Enshrined as a “temple” of technology by the French Revolution, the Musée des Arts et Métiers unites the achievements of five generations of the Breguet family under one roof, from watchmaking and telegraphy right through to aviation. The Breguet biplane created by Louis Charles Breguet in 1911 is on exhibit next to Clément Ader’s airplane and the Blériot XI used to cross the Channel in 1909.
Facing the Louvre, on the opposite bank of the Seine, sits the Collège des Quatre-Nations, which later became the Institut de France in 1795. Comprising five academies, it boasts a dramatic architecture with a dometopped chapel that is surrounded by two quarter-circle wings flanked by square pavilions. It was there that the young Breguet spent several years attending lectures and private lessons that would change the course of his existence. He returned there toward the end of his life as a member of the Académie des Sciences.
It was at 39 Quai de l’Horloge that Abraham-Louis Breguet decided to establish his home and workshop. It was ideally placed in the industrial district of the Ile de la Cité, where the silversmiths, dial-makers, needle and watch case manufacturers of the time operated, taking full advantage of the Pont-Neuf, the central hub of Paris. Its interiors feature the flaws of a house built under Henri IV. The hallways are narrow, the staircases askew, the light less abundant than at the watchmaking workshops in Geneva. Nonetheless, it was between these walls that solutions, a style, and a vision that transformed watchmaking forever came to life.
Rue Bréguet, that carries by mistake an acute accent that does not feature in the family name, led a fairly undramatic history not far from Place de la Bastille, the storming of which on July 14, 1789, was experienced up close by Abraham-Louis Breguet. Although the Revolution had only just begun, the watchmaker moved away from his professional remit to give his clear support in favor of sweeping state reforms. Shortly afterwards, alarmed by the violent turn of events, he wisely returned to Switzerland before coming back to Paris in 1795 where he would live out his days.
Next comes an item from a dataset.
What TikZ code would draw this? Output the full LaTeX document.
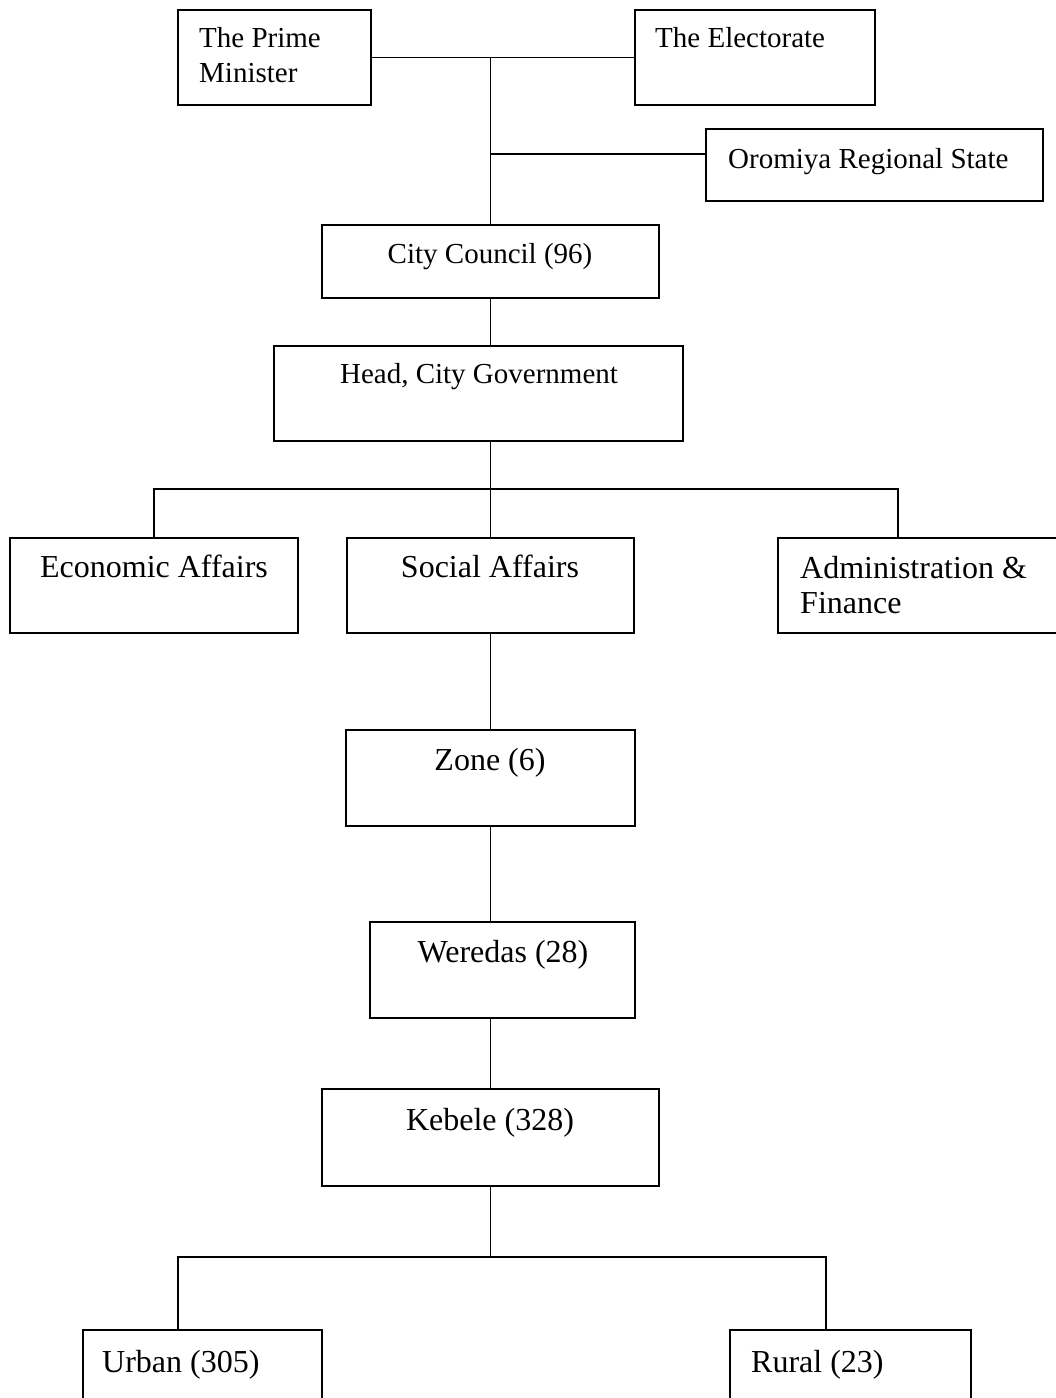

He was laid to rest in Père-Lachaise cemetery, the most well-known necropolis in Paris, where, in landscaped parklands, 70,000 plots make up a maze of Gothic tombs, Haussmanian vaults, ancient mausoleums, and sepulchers inscribed with messages and bizarre ex-votos bearing witness to a fervor that remains undiminished to this day. One cannot leave Paris and its surrounds without visiting Versailles and Marie-Antoinette’s Petit Trianon, which was expertly restored to its full charm and glory in a major two-year project sponsored by the House of Breguet.